--- Start Data for this task ---

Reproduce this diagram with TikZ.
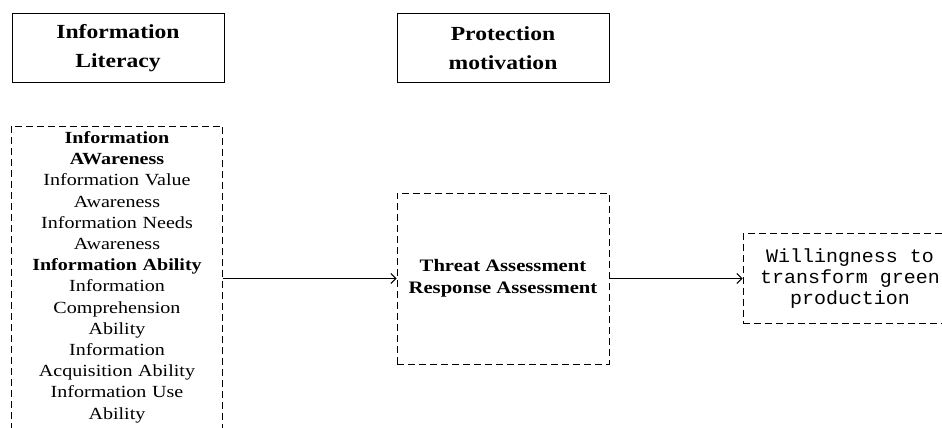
\documentclass[tikz,border=0pt]{standalone}
\usepackage{fontspec}
\setmainfont{Liberation Serif}[FakeStretch=1.18]
\newfontfamily\willfont{Liberation Mono}[FakeStretch=1.05]
\usetikzlibrary{arrows.meta}
\usetikzlibrary{positioning}

\begin{document}
\begin{tikzpicture}[x=1pt,y=-1pt,>={Straight Barb[length=5pt,width=10pt]},line width=1pt,node distance=1cm]
 \tikzstyle{head node}=[rectangle,draw,minimum width=212pt,minimum height=68pt,align=center,font=\fontsize{20}{29}\selectfont\bfseries]
 \tikzstyle{dash box}=[dash pattern=on 7pt off 4pt]
 \tikzset{
 	list node/.style={rectangle,inner xsep=2pt,inner ysep=5pt,text width=206pt,align=center,font=\fontsize{17}{21.2}\selectfont},
 	mid node/.style={rectangle,draw,dash box,minimum width=212pt,minimum height=171pt,align=center,font=\fontsize{17.5}{22}\selectfont\bfseries},
 	will node/.style={rectangle,draw,dash box,minimum width=214pt,minimum height=90pt,align=center,font=\willfont\fontsize{19}{21}\selectfont}
 }
 \useasboundingbox (0,0) rectangle (942,428);
 \clip (0,0) rectangle (942,428);

       \node[head node] (lit) at (118,48) {Information\\Literacy};
       \node[head node] (prot) [right=172pt of lit] {Protection\\motivation};

       \node[list node,anchor=north] (dims) at (117,126) {\textbf{Information}\\\textbf{AWareness}\\Information Value\\Awareness\\Information Needs\\Awareness\\\textbf{Information Ability}\\Information\\Comprehension\\Ability\\Information\\Acquisition Ability\\Information Use\\Ability};
       \draw[dash box] (dims.north west) rectangle ([yshift=-20pt]dims.south east);

       \node[mid node] (threat) [below=110pt of prot] {Threat Assessment\\Response Assessment};
       \node[will node] (will) [right=133pt of threat] {Willingness to\\transform green\\production};

     \path[->]  (dims.east |- threat.west) edge (threat.west);
     \path[->]  (threat.east) edge (will.west |- threat.east);
 \end{tikzpicture}
\end{document}
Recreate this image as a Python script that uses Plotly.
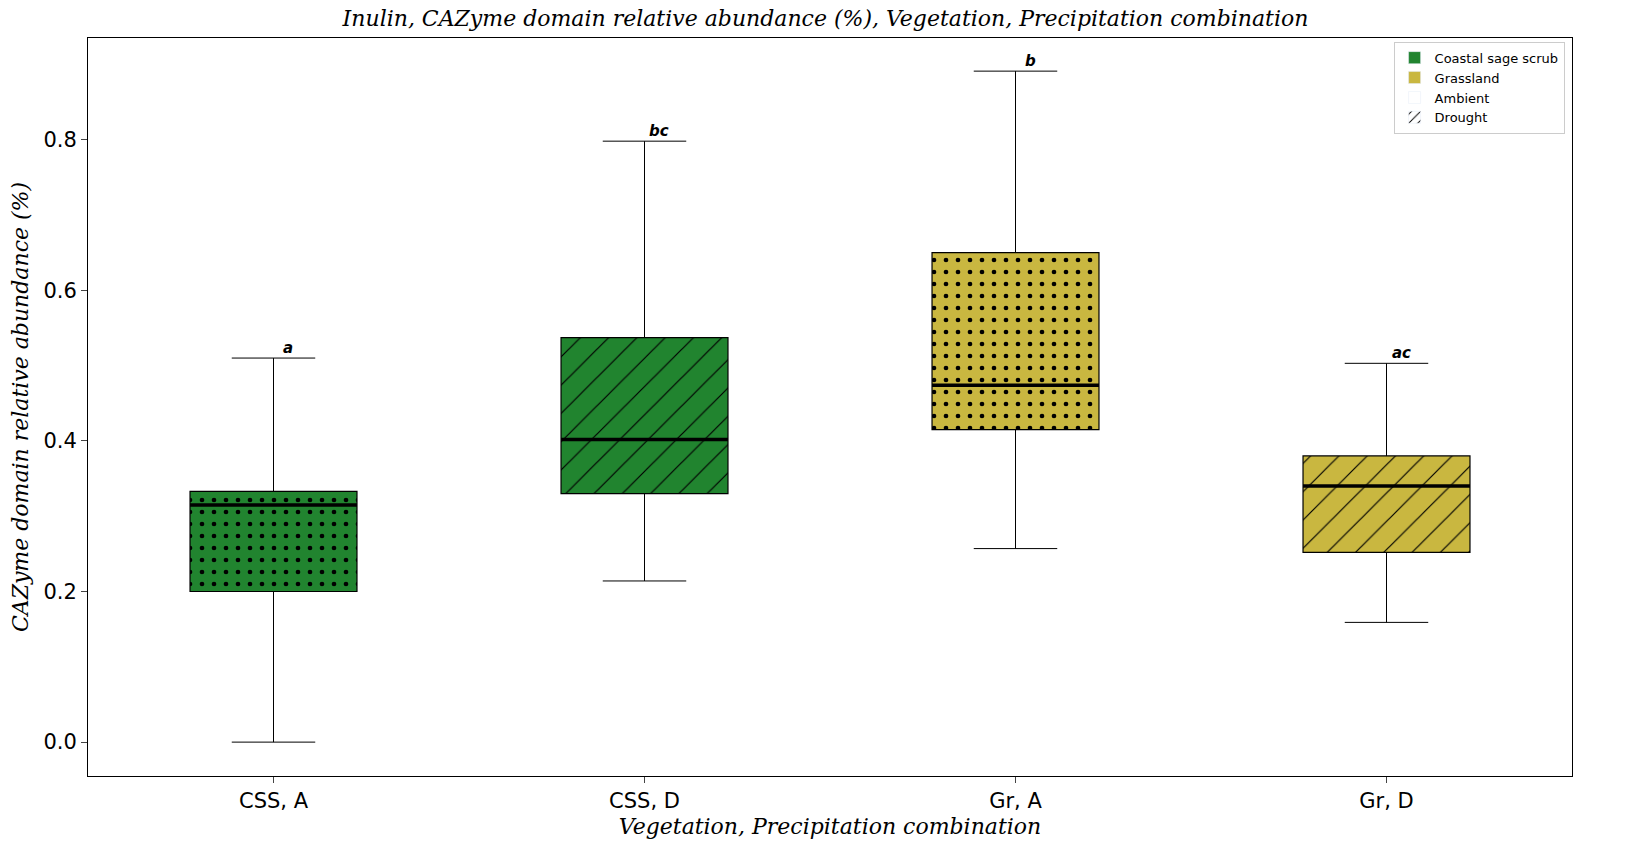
import plotly.graph_objects as go

groups = ["CSS, A", "CSS, D", "Gr, A", "Gr, D"]
lower = [0.0, 0.214, 0.257, 0.159]
q1 = [0.200, 0.330, 0.415, 0.252]
median = [0.315, 0.402, 0.474, 0.340]
q3 = [0.333, 0.537, 0.650, 0.380]
upper = [0.510, 0.798, 0.891, 0.503]
letters = ["a", "bc", "b", "ac"]
vegetation = ["Coastal sage scrub", "Coastal sage scrub", "Grassland", "Grassland"]
precip = ["Ambient", "Drought", "Ambient", "Drought"]

veg_colors = {"Coastal sage scrub": "#21842f", "Grassland": "#c9b740"}
shapes_map = {"Ambient": ".", "Drought": "/"}
box_w = 0.45
cap_w = 0.225

fig = go.Figure()
xs = list(range(len(groups)))

for i in xs:
    amb = precip[i] == "Ambient"
    fig.add_trace(go.Bar(
        x=[i], y=[q3[i] - q1[i]], base=[q1[i]], width=box_w,
        marker=dict(color=veg_colors[vegetation[i]],
                    line=dict(color="black", width=1.2),
                    pattern=dict(shape=shapes_map[precip[i]], fgcolor="black", fgopacity=1,
                                 size=12 if amb else 20,
                                 solidity=0.12 if amb else 0.06)),
        showlegend=False, hoverinfo="skip"))
    # whiskers
    fig.add_trace(go.Scatter(x=[i, i, None, i, i], y=[lower[i], q1[i], None, q3[i], upper[i]],
                             mode="lines", line=dict(color="black", width=1), showlegend=False))
    # caps
    fig.add_trace(go.Scatter(x=[i - cap_w / 2, i + cap_w / 2, None, i - cap_w / 2, i + cap_w / 2],
                             y=[lower[i], lower[i], None, upper[i], upper[i]],
                             mode="lines", line=dict(color="black", width=1), showlegend=False))
    # median
    fig.add_trace(go.Scatter(x=[i - box_w / 2, i + box_w / 2], y=[median[i], median[i]],
                             mode="lines", line=dict(color="black", width=3.5), showlegend=False))
    fig.add_annotation(x=i + 0.04, y=upper[i], text="<b><i>" + letters[i] + "</i></b>",
                       showarrow=False, yanchor="bottom", yshift=-1,
                       font=dict(size=15, color="black", family="DejaVu Sans"))

# legend entries
for name, col in veg_colors.items():
    fig.add_trace(go.Bar(x=[None], y=[None], name=name, marker=dict(color=col)))
fig.add_trace(go.Bar(x=[None], y=[None], name="Ambient", marker=dict(color="white")))
fig.add_trace(go.Bar(x=[None], y=[None], name="Drought",
                     marker=dict(color="white", pattern=dict(shape="/", fgcolor="black",
                                                             fgopacity=1, size=8, solidity=0.15))))

fig.update_layout(
    width=1635, height=867, plot_bgcolor="white", paper_bgcolor="white",
    margin=dict(l=78, r=71, t=30, b=99),
    barmode="overlay",
    title=dict(text="<i>Inulin, CAZyme domain relative abundance (%), Vegetation, Precipitation combination</i>",
               x=0.5, xanchor="center", y=0.997, yanchor="top",
               font=dict(family="DejaVu Serif", size=22, color="black")),
    xaxis=dict(range=[-0.5, 3.5], tickvals=xs, ticktext=groups, showgrid=False, zeroline=False,
               showline=True, linecolor="black", mirror=True, ticks="outside", ticklen=6,
               tickfont=dict(family="DejaVu Sans", size=21, color="black"),
               title=dict(text="<i>Vegetation, Precipitation combination</i>", standoff=6,
                          font=dict(family="DejaVu Serif", size=22, color="black"))),
    yaxis=dict(range=[-0.045, 0.935], tickvals=[0, 0.2, 0.4, 0.6, 0.8], tickformat=".1f",
               showgrid=False, zeroline=False, showline=True, linecolor="black", mirror=True,
               ticks="outside", ticklen=6,
               tickfont=dict(family="DejaVu Sans", size=21, color="black"),
               title=dict(text="<i>CAZyme domain relative abundance (%)</i>", standoff=8,
                          font=dict(family="DejaVu Serif", size=22, color="black"))),
    legend=dict(x=0.995, y=0.995, xanchor="right", yanchor="top", bgcolor="white",
                bordercolor="#cccccc", borderwidth=1, tracegroupgap=0,
                font=dict(family="DejaVu Sans", size=13, color="black")),
)

fig.write_html("out.html")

--- End Data for this task ---

Could you repeat all of the material exactly? Pictures should not be copied.

Reproduce this diagram with TikZ.
\documentclass[tikz,border=0pt]{standalone}
\usepackage{fontspec}
\setmainfont{Liberation Serif}[FakeStretch=1.18]
\newfontfamily\willfont{Liberation Mono}[FakeStretch=1.05]
\usetikzlibrary{arrows.meta}
\usetikzlibrary{positioning}

\begin{document}
\begin{tikzpicture}[x=1pt,y=-1pt,>={Straight Barb[length=5pt,width=10pt]},line width=1pt,node distance=1cm]
 \tikzstyle{head node}=[rectangle,draw,minimum width=212pt,minimum height=68pt,align=center,font=\fontsize{20}{29}\selectfont\bfseries]
 \tikzstyle{dash box}=[dash pattern=on 7pt off 4pt]
 \tikzset{
 	list node/.style={rectangle,inner xsep=2pt,inner ysep=5pt,text width=206pt,align=center,font=\fontsize{17}{21.2}\selectfont},
 	mid node/.style={rectangle,draw,dash box,minimum width=212pt,minimum height=171pt,align=center,font=\fontsize{17.5}{22}\selectfont\bfseries},
 	will node/.style={rectangle,draw,dash box,minimum width=214pt,minimum height=90pt,align=center,font=\willfont\fontsize{19}{21}\selectfont}
 }
 \useasboundingbox (0,0) rectangle (942,428);
 \clip (0,0) rectangle (942,428);

       \node[head node] (lit) at (118,48) {Information\\Literacy};
       \node[head node] (prot) [right=172pt of lit] {Protection\\motivation};

       \node[list node,anchor=north] (dims) at (117,126) {\textbf{Information}\\\textbf{AWareness}\\Information Value\\Awareness\\Information Needs\\Awareness\\\textbf{Information Ability}\\Information\\Comprehension\\Ability\\Information\\Acquisition Ability\\Information Use\\Ability};
       \draw[dash box] (dims.north west) rectangle ([yshift=-20pt]dims.south east);

       \node[mid node] (threat) [below=110pt of prot] {Threat Assessment\\Response Assessment};
       \node[will node] (will) [right=133pt of threat] {Willingness to\\transform green\\production};

     \path[->]  (dims.east |- threat.west) edge (threat.west);
     \path[->]  (threat.east) edge (will.west |- threat.east);
 \end{tikzpicture}
\end{document}
Recreate this image as a Python script that uses Plotly.
import plotly.graph_objects as go

groups = ["CSS, A", "CSS, D", "Gr, A", "Gr, D"]
lower = [0.0, 0.214, 0.257, 0.159]
q1 = [0.200, 0.330, 0.415, 0.252]
median = [0.315, 0.402, 0.474, 0.340]
q3 = [0.333, 0.537, 0.650, 0.380]
upper = [0.510, 0.798, 0.891, 0.503]
letters = ["a", "bc", "b", "ac"]
vegetation = ["Coastal sage scrub", "Coastal sage scrub", "Grassland", "Grassland"]
precip = ["Ambient", "Drought", "Ambient", "Drought"]

veg_colors = {"Coastal sage scrub": "#21842f", "Grassland": "#c9b740"}
shapes_map = {"Ambient": ".", "Drought": "/"}
box_w = 0.45
cap_w = 0.225

fig = go.Figure()
xs = list(range(len(groups)))

for i in xs:
    amb = precip[i] == "Ambient"
    fig.add_trace(go.Bar(
        x=[i], y=[q3[i] - q1[i]], base=[q1[i]], width=box_w,
        marker=dict(color=veg_colors[vegetation[i]],
                    line=dict(color="black", width=1.2),
                    pattern=dict(shape=shapes_map[precip[i]], fgcolor="black", fgopacity=1,
                                 size=12 if amb else 20,
                                 solidity=0.12 if amb else 0.06)),
        showlegend=False, hoverinfo="skip"))
    # whiskers
    fig.add_trace(go.Scatter(x=[i, i, None, i, i], y=[lower[i], q1[i], None, q3[i], upper[i]],
                             mode="lines", line=dict(color="black", width=1), showlegend=False))
    # caps
    fig.add_trace(go.Scatter(x=[i - cap_w / 2, i + cap_w / 2, None, i - cap_w / 2, i + cap_w / 2],
                             y=[lower[i], lower[i], None, upper[i], upper[i]],
                             mode="lines", line=dict(color="black", width=1), showlegend=False))
    # median
    fig.add_trace(go.Scatter(x=[i - box_w / 2, i + box_w / 2], y=[median[i], median[i]],
                             mode="lines", line=dict(color="black", width=3.5), showlegend=False))
    fig.add_annotation(x=i + 0.04, y=upper[i], text="<b><i>" + letters[i] + "</i></b>",
                       showarrow=False, yanchor="bottom", yshift=-1,
                       font=dict(size=15, color="black", family="DejaVu Sans"))

# legend entries
for name, col in veg_colors.items():
    fig.add_trace(go.Bar(x=[None], y=[None], name=name, marker=dict(color=col)))
fig.add_trace(go.Bar(x=[None], y=[None], name="Ambient", marker=dict(color="white")))
fig.add_trace(go.Bar(x=[None], y=[None], name="Drought",
                     marker=dict(color="white", pattern=dict(shape="/", fgcolor="black",
                                                             fgopacity=1, size=8, solidity=0.15))))

fig.update_layout(
    width=1635, height=867, plot_bgcolor="white", paper_bgcolor="white",
    margin=dict(l=78, r=71, t=30, b=99),
    barmode="overlay",
    title=dict(text="<i>Inulin, CAZyme domain relative abundance (%), Vegetation, Precipitation combination</i>",
               x=0.5, xanchor="center", y=0.997, yanchor="top",
               font=dict(family="DejaVu Serif", size=22, color="black")),
    xaxis=dict(range=[-0.5, 3.5], tickvals=xs, ticktext=groups, showgrid=False, zeroline=False,
               showline=True, linecolor="black", mirror=True, ticks="outside", ticklen=6,
               tickfont=dict(family="DejaVu Sans", size=21, color="black"),
               title=dict(text="<i>Vegetation, Precipitation combination</i>", standoff=6,
                          font=dict(family="DejaVu Serif", size=22, color="black"))),
    yaxis=dict(range=[-0.045, 0.935], tickvals=[0, 0.2, 0.4, 0.6, 0.8], tickformat=".1f",
               showgrid=False, zeroline=False, showline=True, linecolor="black", mirror=True,
               ticks="outside", ticklen=6,
               tickfont=dict(family="DejaVu Sans", size=21, color="black"),
               title=dict(text="<i>CAZyme domain relative abundance (%)</i>", standoff=8,
                          font=dict(family="DejaVu Serif", size=22, color="black"))),
    legend=dict(x=0.995, y=0.995, xanchor="right", yanchor="top", bgcolor="white",
                bordercolor="#cccccc", borderwidth=1, tracegroupgap=0,
                font=dict(family="DejaVu Sans", size=13, color="black")),
)

fig.write_html("out.html")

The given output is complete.